While he was a video coordinator, Hoots’ UNC biography reported his bachelor’s degrees in African studies and communications. That changed in 2013, when Williams added the academic coordinator role to Hoots’ responsibilities. The African studies degree disappeared from his bio in subsequent team media guides, which list his degree in communications.

UNC spokesman Rick White said in an email that Hoots dropped mention of the African studies degree out of “personal preference.” By then, it was clear the bogus classes stretched back into the 1990s.

It is not clear whether Hoots took any of the bogus classes as a student, or if he played a role as a staffer in helping students take them. Hoots and UNC officials have declined to answer questions about his connections to the African studies department, or to release relevant records such as the papers that had been attached to the emails.

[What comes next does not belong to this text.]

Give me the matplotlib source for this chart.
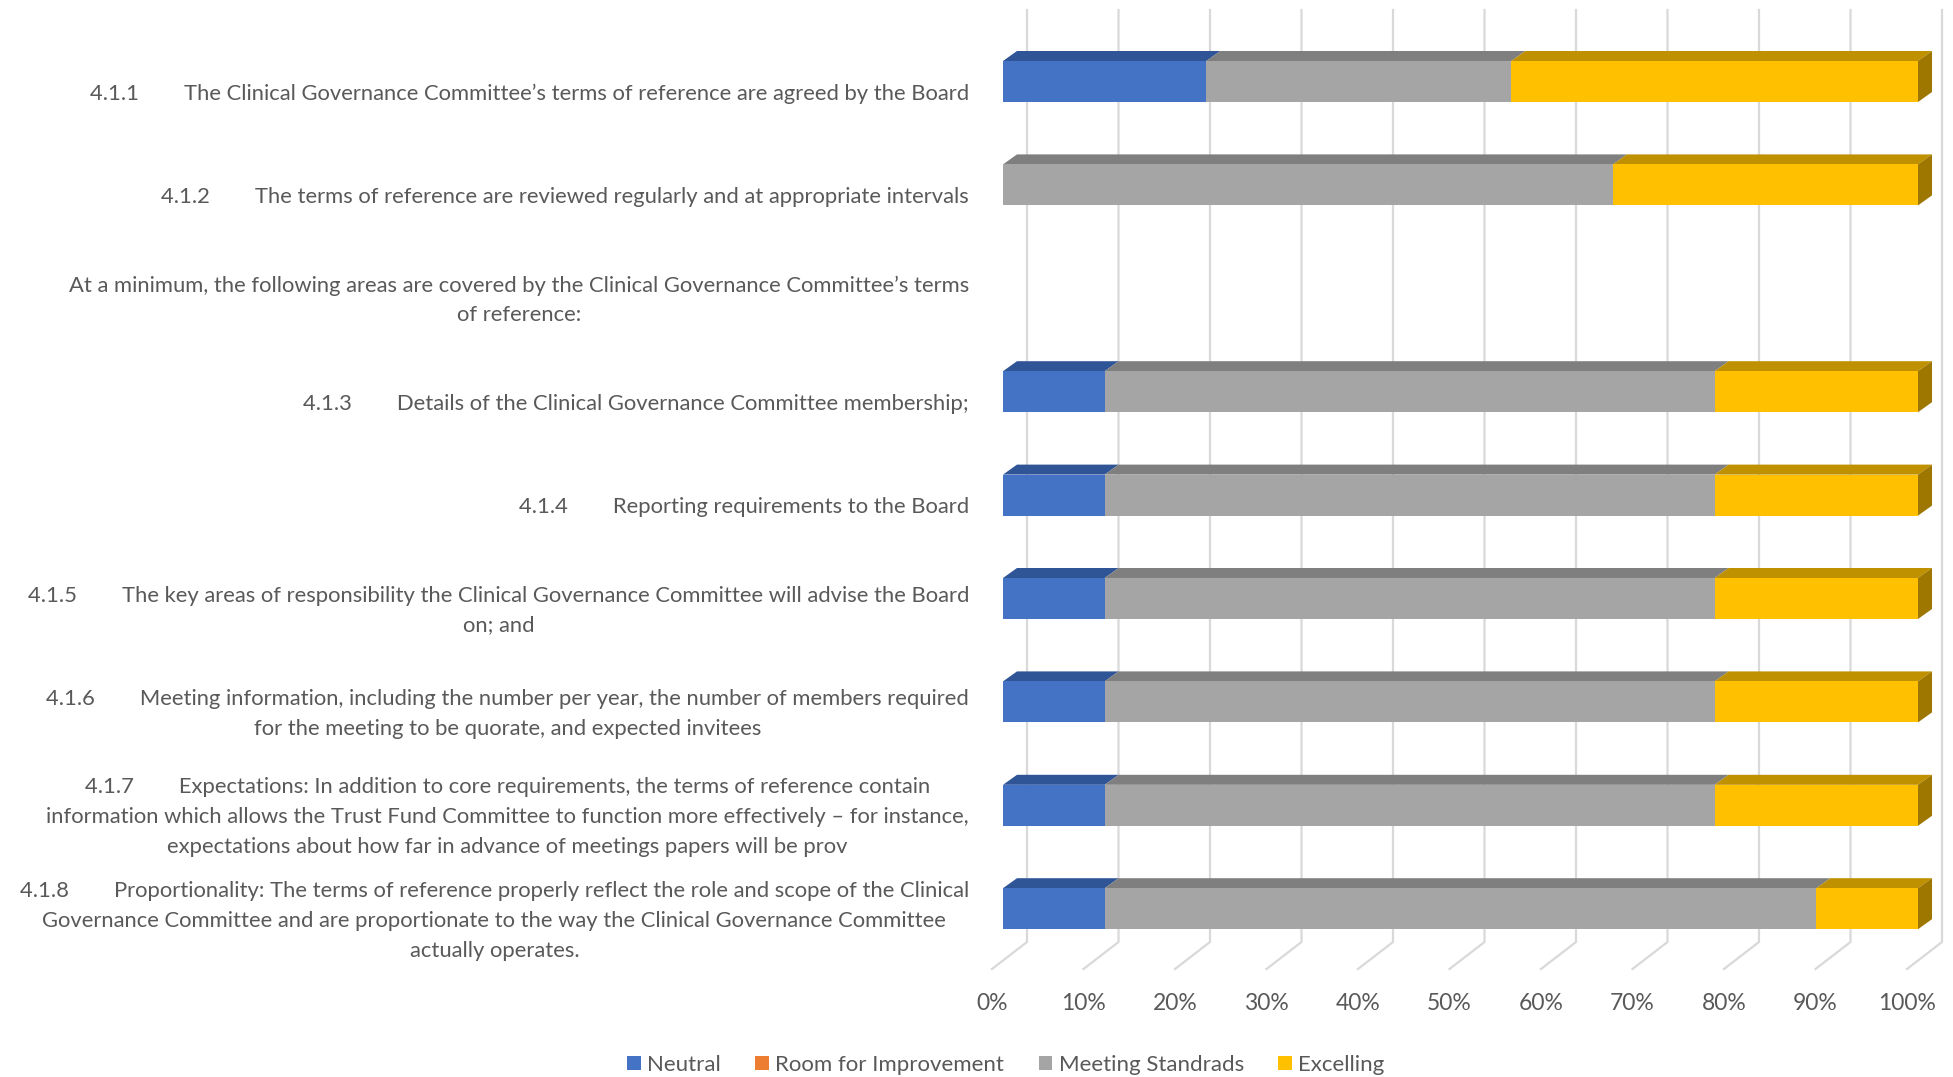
import matplotlib
matplotlib.use("Agg")
import matplotlib.pyplot as plt
from matplotlib.patches import Polygon, Patch
from matplotlib import font_manager

#---------- data ----------

categories = [
    "4.1.1        The Clinical Governance Committee\u2019s terms of reference are agreed by the Board",
    "4.1.2        The terms of reference are reviewed regularly and at appropriate intervals",
    "At a minimum, the following areas are covered by the Clinical Governance Committee\u2019s terms\nof reference:",
    "4.1.3        Details of the Clinical Governance Committee membership;",
    "4.1.4        Reporting requirements to the Board",
    "4.1.5        The key areas of responsibility the Clinical Governance Committee will advise the Board\non; and",
    "4.1.6        Meeting information, including the number per year, the number of members required\nfor the meeting to be quorate, and expected invitees",
    "4.1.7        Expectations: In addition to core requirements, the terms of reference contain\ninformation which allows the Trust Fund Committee to function more effectively \u2013 for instance,\nexpectations about how far in advance of meetings papers will be prov",
    "4.1.8        Proportionality: The terms of reference properly reflect the role and scope of the Clinical\nGovernance Committee and are proportionate to the way the Clinical Governance Committee\nactually operates.",
]

series_names = ["Neutral", "Room for Improvement", "Meeting Standrads", "Excelling"]

# responses per statement (9 respondents)
neutral = [2, 0, 0, 1, 1, 1, 1, 1, 1]
room_for_improvement = [0, 0, 0, 0, 0, 0, 0, 0, 0]
meeting_standards = [3, 6, 0, 6, 6, 6, 6, 6, 7]
excelling = [4, 3, 0, 2, 2, 2, 2, 2, 1]

tick_values = [0, 10, 20, 30, 40, 50, 60, 70, 80, 90, 100]
tick_labels = [f"{v}%" for v in tick_values]

#---------- style ----------

front_colors = ["#4472C4", "#ED7D31", "#A5A5A5", "#FFC000"]
top_colors = ["#2F5597", "#AE5A21", "#7F7F7F", "#BF9000"]
side_colors = ["#264478", "#8A4719", "#6B6B6B", "#9E7700"]
text_color = "#595959"
grid_color = "#D9D9D9"

available = {f.name for f in font_manager.fontManager.ttflist}
font_name = "Liberation Sans Narrow" if "Liberation Sans Narrow" in available else "Lato"
plt.rcParams["font.family"] = [font_name, "DejaVu Sans"]

W, H = 1953, 1077
fig = plt.figure(figsize=(W / 100, H / 100), dpi=100)

# axes spans the front face of the bars: 0..100 % in x, rows in y
x0_px, x1_px = 1003, 1918
row0_px, row_step = 81.5, 103.4
n = len(categories)
top_px = row0_px - 0.5 * row_step
bot_px = row0_px + (n - 0.5) * row_step
ax = fig.add_axes([x0_px / W, 1 - bot_px / H, (x1_px - x0_px) / W, (bot_px - top_px) / H])
ax.set_xlim(0, 100)
ax.set_ylim(n - 0.5, -0.5)
ax.axis("off")

px_x = 100 / (x1_px - x0_px)   # data units per pixel in x
px_y = 1 / row_step            # data units per pixel in y

bar_h = 41 * px_y
bar_dx, bar_dy = 14 * px_x, 10 * px_y
wall_dx, wall_top = 24 * px_x, (10 - row0_px) * px_y
floor_y = (942 - row0_px) * px_y
floor_dx, floor_dy = 35 * px_x, 27 * px_y

#---------- gridlines (back wall + floor) ----------

for t, lab in zip(tick_values, tick_labels):
    xb = t + wall_dx
    ax.plot([xb, xb, xb - floor_dx], [wall_top, floor_y, floor_y + floor_dy],
            color=grid_color, lw=1.6, clip_on=False, zorder=0)
    ax.text(xb - floor_dx, floor_y + floor_dy + 35 * px_y, lab, ha="center", va="center",
            fontsize=16.5, color=text_color, clip_on=False)

#---------- bars ----------

series = [neutral, room_for_improvement, meeting_standards, excelling]
for i in range(n):
    total = sum(s[i] for s in series)
    if total == 0:
        continue
    left = 0
    last = None
    top = i - bar_h / 2
    for k, s in enumerate(series):
        w = s[i] / total * 100
        if w <= 0:
            continue
        ax.barh(i, w, left=left, height=bar_h, color=front_colors[k], lw=0, zorder=3)
        ax.add_patch(Polygon([(left, top), (left + bar_dx, top - bar_dy),
                              (left + w + bar_dx, top - bar_dy), (left + w, top)],
                             closed=True, facecolor=top_colors[k], lw=0, zorder=2, clip_on=False))
        left += w
        last = k
    ax.add_patch(Polygon([(left, top), (left + bar_dx, top - bar_dy),
                          (left + bar_dx, top + bar_h - bar_dy), (left, top + bar_h)],
                         closed=True, facecolor=side_colors[last], lw=0, zorder=2, clip_on=False))

#---------- category labels ----------

for i, cat in enumerate(categories):
    ax.text(-34 * px_x, i + 12 * px_y, cat, ha="right", va="center", multialignment="center",
            fontsize=15.8, color=text_color, linespacing=1.62, clip_on=False)

#---------- legend ----------

handles = [Patch(facecolor=c, edgecolor="none") for c in front_colors]
fig.legend(handles, series_names, loc="center", bbox_to_anchor=(1006 / W, 1 - 1065 / H),
           ncol=4, frameon=False, fontsize=16, labelcolor=text_color,
           handlelength=0.6, handleheight=0.6, handletextpad=0.3, columnspacing=1.55)

fig.savefig("out.png", dpi=100)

White has cited the federal Family Educational Rights and Privacy Act, also known as FERPA, that keeps many educational records secret.

The federal law would shield the classes that Hoots took, though he could make them public. But it would not prevent the release of information identifying the classes connected to the emails, or for UNC to say whether the attached papers were tied to bogus classes.

“They could certainly describe the nature of those email attachments without coming anywhere near a FERPA violation,” said Frank LoMonte, executive director of the Student Press Law Center, a nonprofit that provides legal advice to college and high school journalists.

Many such emails were made public – with students’ identifying information redacted – in Wainstein’s report on the class scheme. That investigation, completed and released more than two years ago, prompted an NCAA probe that has produced allegations of serious violations involving failure to monitor the academic problems and lack of institutional control. UNC is fighting those allegations.

“It would obviously be a problem if the UNC basketball program’s academic coordinator was involved in the paper classes scheme,” said John Shelton Reed, a retired sociology professor at UNC best known for his research into Southern culture. “I’m surprised that the athletic department isn’t downright eager to answer questions and clear things up.”

The N&O requested that UNC system President Margaret Spellings become involved in making the information public. She declined, a spokeswoman said.

Not an issue

Hoots was not interviewed in his role as a staff member by Wainstein or the other lawyers on his team who investigated the bogus classes. His name does not surface in the report, or in any of the hundreds of documents included as exhibits. He also has not surfaced in records made public in the NCAA’s investigation into the classes.

Joseph Jay, the lead attorney on Wainstein’s team, said UNC officials wouldn’t let the firm comment about Hoots.

A goheels.com profile from 2014 shows Hoots wearing many hats. That job includes his video coordinator duties as well as helping with recruiting and keeping up with former players. He also manages the team’s budget and equipment needs. Hoots is paid $100,000 a year, UNC officials said.

UNC’s Faculty Athletics Committee has an oversight role on academics and athletics. Chairwoman Layna Mosley, a political science professor, said in an email that she doubted she would have anything more to say beyond the information UNC officials have provided. Andrew Perrin, a committee member and sociology professor, said in an interview he didn’t see the need to inquire about the emails involving Hoots and AFAM papers.

“It’s not particularly interesting or important to me, so, no,” Perrin said. He noted the numerous reforms that have been put in place to track classes, and said what is important is making sure the “paper” class scheme isn’t happening now or in the future.